▶ [Work to complete]: Skip every picture and transcribe the remaining material exactly.

▶ [Supplied information]:
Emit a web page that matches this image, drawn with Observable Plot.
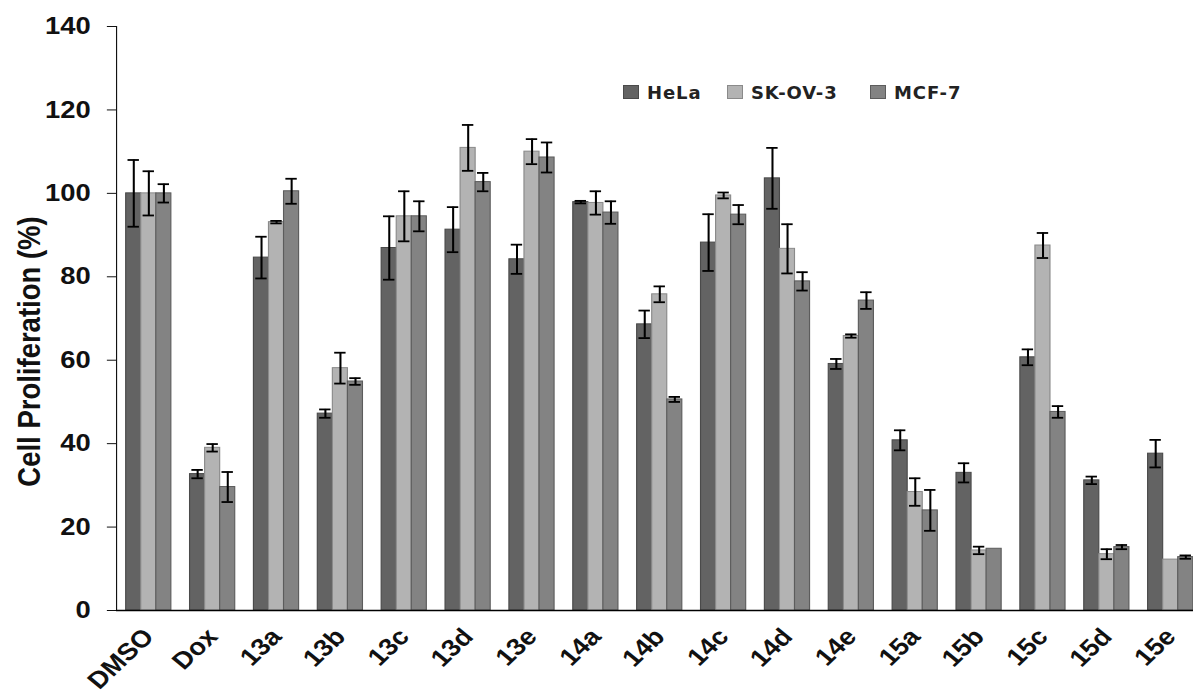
<!DOCTYPE html>
<html>
<head>
<meta charset="utf-8">
<script src="https://cdn.jsdelivr.net/npm/d3@7"></script>
<script src="https://cdn.jsdelivr.net/npm/@observablehq/plot@0.6"></script>
<style>
  html, body { margin: 0; padding: 0; background: #fff; }
  #wrap { position: relative; width: 1193px; height: 693px; overflow: hidden; }
  #legend { position: absolute; left: 0; top: 0; width: 1193px; height: 0; font-family: "DejaVu Sans", Verdana, sans-serif; font-weight: bold; font-size: 18px; color: #222; }
  .item { position: absolute; top: 83px; display: flex; align-items: center; height: 18px; letter-spacing: 0.9px; }
  .sw { width: 16px; height: 14px; margin-right: 8px; box-sizing: border-box; border: 1.5px solid; }
</style>
</head>
<body>
<div id="wrap"><div id="legend"></div></div>
<script>
const categories = ["DMSO","Dox","13a","13b","13c","13d","13e","14a","14b","14c","14d","14e","15a","15b","15c","15d","15e"];
const series = ["HeLa","SK-OV-3","MCF-7"];
const hela    = [100, 32.7, 84.6, 47.2, 86.9, 91.3, 84.2, 97.9, 68.6, 88.2, 103.6, 59.1, 40.8, 33.0, 60.7, 31.2, 37.6];
const helaErr = [8.0, 1.0, 5.0, 1.0, 7.6, 5.4, 3.5, 0.3, 3.3, 6.8, 7.3, 1.2, 2.4, 2.3, 1.9, 0.9, 3.3];
const skov    = [100, 39.0, 93.1, 58.1, 94.5, 110.9, 110.0, 97.7, 75.8, 99.5, 86.7, 65.8, 28.4, 14.4, 87.5, 13.5, 12.2];
const skovErr = [5.3, 0.9, 0.3, 3.7, 6.0, 5.5, 3.0, 2.8, 1.9, 0.7, 5.9, 0.4, 3.3, 0.9, 3.0, 1.2, 0];
const mcf     = [100, 29.6, 100.5, 54.9, 94.5, 102.7, 108.6, 95.4, 50.6, 94.9, 78.9, 74.3, 24.0, 14.8, 47.6, 15.2, 12.8];
const mcfErr  = [2.2, 3.6, 3.0, 0.8, 3.6, 2.2, 3.6, 2.7, 0.6, 2.3, 2.2, 2.0, 4.9, 0, 1.4, 0.5, 0.4];
const yTicks = [0, 20, 40, 60, 80, 100, 120, 140];
const fills   = ["#636363", "#b3b3b3", "#838383"];
const strokes = ["#4a4a4a", "#8a8a8a", "#5c5c5c"];

const values = [hela, skov, mcf];
const errs = [helaErr, skovErr, mcfErr];
const table = [];
series.forEach((s, i) => categories.forEach((c, j) => table.push({cat: c, series: s, value: values[i][j], err: errs[i][j]})));

// logical layout (SVG is stretched horizontally to the final width)
const W = 1046, H = 693;
const left = 101.7;
const step = 56;
const barW = 13.2;
const gap = (step - 3 * barW) / 2;
const capHalf = 5;

const marks = [];
series.forEach((s, i) => {
  const d = table.filter(r => r.series === s);
  marks.push(Plot.barY(d, {
    x: "cat", y: "value", fill: fills[i], stroke: strokes[i], strokeWidth: 1,
    insetLeft: gap + i * barW, insetRight: step - gap - (i + 1) * barW
  }));
});
series.forEach((s, i) => {
  const d = table.filter(r => r.series === s && r.err > 0);
  const c = gap + (i + 0.5) * barW;
  marks.push(Plot.ruleX(d, {x: "cat", y1: r => r.value - r.err, y2: r => r.value + r.err, dx: c - step / 2, stroke: "#000", strokeWidth: 1.8}));
  marks.push(Plot.tickY(d, {x: "cat", y: r => r.value + r.err, insetLeft: c - capHalf, insetRight: step - c - capHalf, stroke: "#000", strokeWidth: 1.8}));
  marks.push(Plot.tickY(d, {x: "cat", y: r => r.value - r.err, insetLeft: c - capHalf, insetRight: step - c - capHalf, stroke: "#000", strokeWidth: 1.8}));
});
marks.push(Plot.ruleY([0], {stroke: "#000", strokeWidth: 1.5}));
marks.push(Plot.axisX({tickRotate: -47, tickSize: 0, tickPadding: 22, fontSize: 24, label: null}));
marks.push(Plot.text(["Cell Proliferation (%)"], {frameAnchor: "left", textAnchor: "middle", rotate: -90, dx: -76, dy: 33, fontSize: 27.5, fontWeight: "bold", fill: "#111"}));

const chart = Plot.plot({
  width: W, height: H,
  marginLeft: left, marginRight: 0, marginTop: 26, marginBottom: 83,
  style: {fontFamily: "'Liberation Sans', Arial, sans-serif", fontSize: "24px", fontWeight: "bold", color: "#111", background: "#fff", overflow: "hidden"},
  x: {domain: categories, range: [left, left + step * categories.length], padding: 0, label: null},
  y: {domain: [0, 140], ticks: yTicks, tickSize: 8, tickPadding: 14.7, line: true, label: null},
  marks
});
chart.setAttribute("width", 1193);
chart.setAttribute("height", H);
chart.setAttribute("viewBox", `0 0 ${W} ${H}`);
chart.setAttribute("preserveAspectRatio", "none");
chart.style.width = "1193px";
chart.style.height = H + "px";
chart.style.maxWidth = "none";
document.getElementById("wrap").appendChild(chart);

// legend
const legendPos = [623, 727, 870];
const lg = document.getElementById("legend");
series.forEach((s, i) => {
  const it = document.createElement("div");
  it.className = "item";
  it.style.left = legendPos[i] + "px";
  const sw = document.createElement("span");
  sw.className = "sw";
  sw.style.background = fills[i];
  sw.style.borderColor = strokes[i];
  const t = document.createElement("span");
  t.textContent = s;
  it.appendChild(sw); it.appendChild(t);
  lg.appendChild(it);
});
document.getElementById("wrap").appendChild(lg);
</script>
</body>
</html>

▶ [Task result]:
Emit a web page that matches this image, drawn with Observable Plot.
<!DOCTYPE html>
<html>
<head>
<meta charset="utf-8">
<script src="https://cdn.jsdelivr.net/npm/d3@7"></script>
<script src="https://cdn.jsdelivr.net/npm/@observablehq/plot@0.6"></script>
<style>
  html, body { margin: 0; padding: 0; background: #fff; }
  #wrap { position: relative; width: 1193px; height: 693px; overflow: hidden; }
  #legend { position: absolute; left: 0; top: 0; width: 1193px; height: 0; font-family: "DejaVu Sans", Verdana, sans-serif; font-weight: bold; font-size: 18px; color: #222; }
  .item { position: absolute; top: 83px; display: flex; align-items: center; height: 18px; letter-spacing: 0.9px; }
  .sw { width: 16px; height: 14px; margin-right: 8px; box-sizing: border-box; border: 1.5px solid; }
</style>
</head>
<body>
<div id="wrap"><div id="legend"></div></div>
<script>
const categories = ["DMSO","Dox","13a","13b","13c","13d","13e","14a","14b","14c","14d","14e","15a","15b","15c","15d","15e"];
const series = ["HeLa","SK-OV-3","MCF-7"];
const hela    = [100, 32.7, 84.6, 47.2, 86.9, 91.3, 84.2, 97.9, 68.6, 88.2, 103.6, 59.1, 40.8, 33.0, 60.7, 31.2, 37.6];
const helaErr = [8.0, 1.0, 5.0, 1.0, 7.6, 5.4, 3.5, 0.3, 3.3, 6.8, 7.3, 1.2, 2.4, 2.3, 1.9, 0.9, 3.3];
const skov    = [100, 39.0, 93.1, 58.1, 94.5, 110.9, 110.0, 97.7, 75.8, 99.5, 86.7, 65.8, 28.4, 14.4, 87.5, 13.5, 12.2];
const skovErr = [5.3, 0.9, 0.3, 3.7, 6.0, 5.5, 3.0, 2.8, 1.9, 0.7, 5.9, 0.4, 3.3, 0.9, 3.0, 1.2, 0];
const mcf     = [100, 29.6, 100.5, 54.9, 94.5, 102.7, 108.6, 95.4, 50.6, 94.9, 78.9, 74.3, 24.0, 14.8, 47.6, 15.2, 12.8];
const mcfErr  = [2.2, 3.6, 3.0, 0.8, 3.6, 2.2, 3.6, 2.7, 0.6, 2.3, 2.2, 2.0, 4.9, 0, 1.4, 0.5, 0.4];
const yTicks = [0, 20, 40, 60, 80, 100, 120, 140];
const fills   = ["#636363", "#b3b3b3", "#838383"];
const strokes = ["#4a4a4a", "#8a8a8a", "#5c5c5c"];

const values = [hela, skov, mcf];
const errs = [helaErr, skovErr, mcfErr];
const table = [];
series.forEach((s, i) => categories.forEach((c, j) => table.push({cat: c, series: s, value: values[i][j], err: errs[i][j]})));

// logical layout (SVG is stretched horizontally to the final width)
const W = 1046, H = 693;
const left = 101.7;
const step = 56;
const barW = 13.2;
const gap = (step - 3 * barW) / 2;
const capHalf = 5;

const marks = [];
series.forEach((s, i) => {
  const d = table.filter(r => r.series === s);
  marks.push(Plot.barY(d, {
    x: "cat", y: "value", fill: fills[i], stroke: strokes[i], strokeWidth: 1,
    insetLeft: gap + i * barW, insetRight: step - gap - (i + 1) * barW
  }));
});
series.forEach((s, i) => {
  const d = table.filter(r => r.series === s && r.err > 0);
  const c = gap + (i + 0.5) * barW;
  marks.push(Plot.ruleX(d, {x: "cat", y1: r => r.value - r.err, y2: r => r.value + r.err, dx: c - step / 2, stroke: "#000", strokeWidth: 1.8}));
  marks.push(Plot.tickY(d, {x: "cat", y: r => r.value + r.err, insetLeft: c - capHalf, insetRight: step - c - capHalf, stroke: "#000", strokeWidth: 1.8}));
  marks.push(Plot.tickY(d, {x: "cat", y: r => r.value - r.err, insetLeft: c - capHalf, insetRight: step - c - capHalf, stroke: "#000", strokeWidth: 1.8}));
});
marks.push(Plot.ruleY([0], {stroke: "#000", strokeWidth: 1.5}));
marks.push(Plot.axisX({tickRotate: -47, tickSize: 0, tickPadding: 22, fontSize: 24, label: null}));
marks.push(Plot.text(["Cell Proliferation (%)"], {frameAnchor: "left", textAnchor: "middle", rotate: -90, dx: -76, dy: 33, fontSize: 27.5, fontWeight: "bold", fill: "#111"}));

const chart = Plot.plot({
  width: W, height: H,
  marginLeft: left, marginRight: 0, marginTop: 26, marginBottom: 83,
  style: {fontFamily: "'Liberation Sans', Arial, sans-serif", fontSize: "24px", fontWeight: "bold", color: "#111", background: "#fff", overflow: "hidden"},
  x: {domain: categories, range: [left, left + step * categories.length], padding: 0, label: null},
  y: {domain: [0, 140], ticks: yTicks, tickSize: 8, tickPadding: 14.7, line: true, label: null},
  marks
});
chart.setAttribute("width", 1193);
chart.setAttribute("height", H);
chart.setAttribute("viewBox", `0 0 ${W} ${H}`);
chart.setAttribute("preserveAspectRatio", "none");
chart.style.width = "1193px";
chart.style.height = H + "px";
chart.style.maxWidth = "none";
document.getElementById("wrap").appendChild(chart);

// legend
const legendPos = [623, 727, 870];
const lg = document.getElementById("legend");
series.forEach((s, i) => {
  const it = document.createElement("div");
  it.className = "item";
  it.style.left = legendPos[i] + "px";
  const sw = document.createElement("span");
  sw.className = "sw";
  sw.style.background = fills[i];
  sw.style.borderColor = strokes[i];
  const t = document.createElement("span");
  t.textContent = s;
  it.appendChild(sw); it.appendChild(t);
  lg.appendChild(it);
});
document.getElementById("wrap").appendChild(lg);
</script>
</body>
</html>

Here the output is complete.